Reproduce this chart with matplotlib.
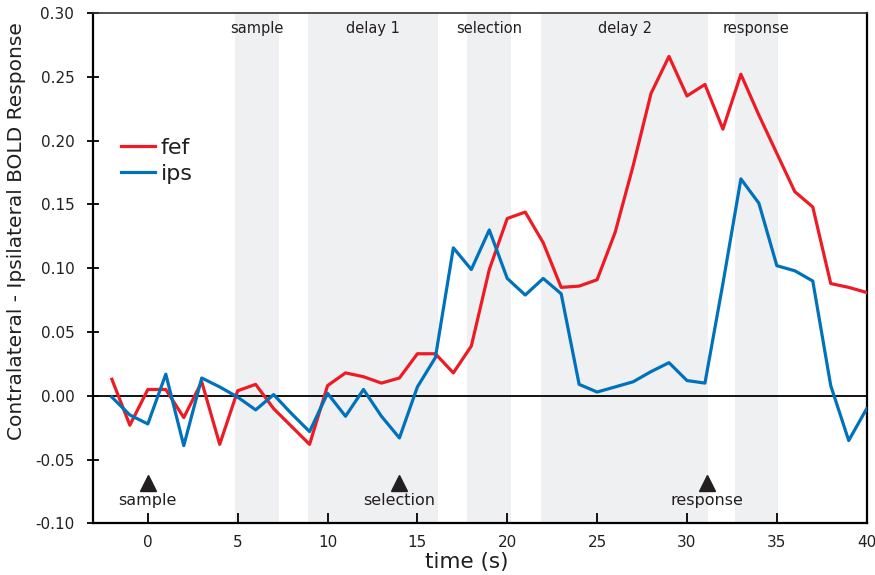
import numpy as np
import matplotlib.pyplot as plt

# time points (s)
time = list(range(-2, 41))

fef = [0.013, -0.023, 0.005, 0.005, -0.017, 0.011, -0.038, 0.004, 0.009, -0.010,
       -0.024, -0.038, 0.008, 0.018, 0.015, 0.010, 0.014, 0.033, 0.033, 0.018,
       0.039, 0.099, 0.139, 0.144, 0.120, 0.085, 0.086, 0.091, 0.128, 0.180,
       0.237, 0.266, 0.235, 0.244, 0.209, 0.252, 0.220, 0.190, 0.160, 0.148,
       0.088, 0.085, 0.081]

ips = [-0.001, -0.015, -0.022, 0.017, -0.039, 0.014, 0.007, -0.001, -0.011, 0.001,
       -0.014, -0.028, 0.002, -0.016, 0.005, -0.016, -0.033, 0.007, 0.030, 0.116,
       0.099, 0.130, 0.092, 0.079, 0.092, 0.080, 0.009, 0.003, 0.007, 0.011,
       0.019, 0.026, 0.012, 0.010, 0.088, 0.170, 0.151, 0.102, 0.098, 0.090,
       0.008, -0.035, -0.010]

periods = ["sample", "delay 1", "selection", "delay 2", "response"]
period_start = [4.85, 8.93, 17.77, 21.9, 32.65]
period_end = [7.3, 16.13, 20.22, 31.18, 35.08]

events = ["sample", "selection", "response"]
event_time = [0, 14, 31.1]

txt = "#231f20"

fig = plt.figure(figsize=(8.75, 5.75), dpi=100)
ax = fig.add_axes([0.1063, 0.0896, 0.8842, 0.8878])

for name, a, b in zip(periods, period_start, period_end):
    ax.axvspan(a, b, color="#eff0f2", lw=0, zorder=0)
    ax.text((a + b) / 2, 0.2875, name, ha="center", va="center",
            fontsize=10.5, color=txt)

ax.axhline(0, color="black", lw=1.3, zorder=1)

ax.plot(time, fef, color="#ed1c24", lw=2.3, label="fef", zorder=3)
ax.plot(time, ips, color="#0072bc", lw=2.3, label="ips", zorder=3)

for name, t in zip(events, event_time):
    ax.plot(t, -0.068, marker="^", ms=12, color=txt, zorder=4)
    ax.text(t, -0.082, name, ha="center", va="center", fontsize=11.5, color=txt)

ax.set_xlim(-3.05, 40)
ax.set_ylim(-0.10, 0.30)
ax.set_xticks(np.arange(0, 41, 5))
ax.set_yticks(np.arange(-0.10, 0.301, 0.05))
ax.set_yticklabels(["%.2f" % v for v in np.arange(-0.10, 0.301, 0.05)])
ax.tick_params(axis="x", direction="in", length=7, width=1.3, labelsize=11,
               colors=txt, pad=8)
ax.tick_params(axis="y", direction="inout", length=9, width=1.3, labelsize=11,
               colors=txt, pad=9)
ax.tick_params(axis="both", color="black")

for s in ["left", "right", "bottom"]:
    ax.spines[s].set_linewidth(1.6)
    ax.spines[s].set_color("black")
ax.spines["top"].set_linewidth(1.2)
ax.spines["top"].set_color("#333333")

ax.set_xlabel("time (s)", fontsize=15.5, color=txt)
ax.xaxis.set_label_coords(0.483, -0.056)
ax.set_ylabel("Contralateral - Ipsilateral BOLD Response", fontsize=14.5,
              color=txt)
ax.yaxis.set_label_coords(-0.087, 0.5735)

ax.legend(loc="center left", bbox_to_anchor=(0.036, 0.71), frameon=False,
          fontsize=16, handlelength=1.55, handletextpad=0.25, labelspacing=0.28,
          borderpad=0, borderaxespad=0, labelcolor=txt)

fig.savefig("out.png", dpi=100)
━━━
Write out an exact copy of the listing, first line through the line containing "ax = fig.add_axes([0.1063, 0.0896, 0.8842, 0.8878])", with the pictures left out.

WRITTEN SOLUTION:
Reproduce this chart with matplotlib.
import numpy as np
import matplotlib.pyplot as plt

# time points (s)
time = list(range(-2, 41))

fef = [0.013, -0.023, 0.005, 0.005, -0.017, 0.011, -0.038, 0.004, 0.009, -0.010,
       -0.024, -0.038, 0.008, 0.018, 0.015, 0.010, 0.014, 0.033, 0.033, 0.018,
       0.039, 0.099, 0.139, 0.144, 0.120, 0.085, 0.086, 0.091, 0.128, 0.180,
       0.237, 0.266, 0.235, 0.244, 0.209, 0.252, 0.220, 0.190, 0.160, 0.148,
       0.088, 0.085, 0.081]

ips = [-0.001, -0.015, -0.022, 0.017, -0.039, 0.014, 0.007, -0.001, -0.011, 0.001,
       -0.014, -0.028, 0.002, -0.016, 0.005, -0.016, -0.033, 0.007, 0.030, 0.116,
       0.099, 0.130, 0.092, 0.079, 0.092, 0.080, 0.009, 0.003, 0.007, 0.011,
       0.019, 0.026, 0.012, 0.010, 0.088, 0.170, 0.151, 0.102, 0.098, 0.090,
       0.008, -0.035, -0.010]

periods = ["sample", "delay 1", "selection", "delay 2", "response"]
period_start = [4.85, 8.93, 17.77, 21.9, 32.65]
period_end = [7.3, 16.13, 20.22, 31.18, 35.08]

events = ["sample", "selection", "response"]
event_time = [0, 14, 31.1]

txt = "#231f20"

fig = plt.figure(figsize=(8.75, 5.75), dpi=100)
ax = fig.add_axes([0.1063, 0.0896, 0.8842, 0.8878])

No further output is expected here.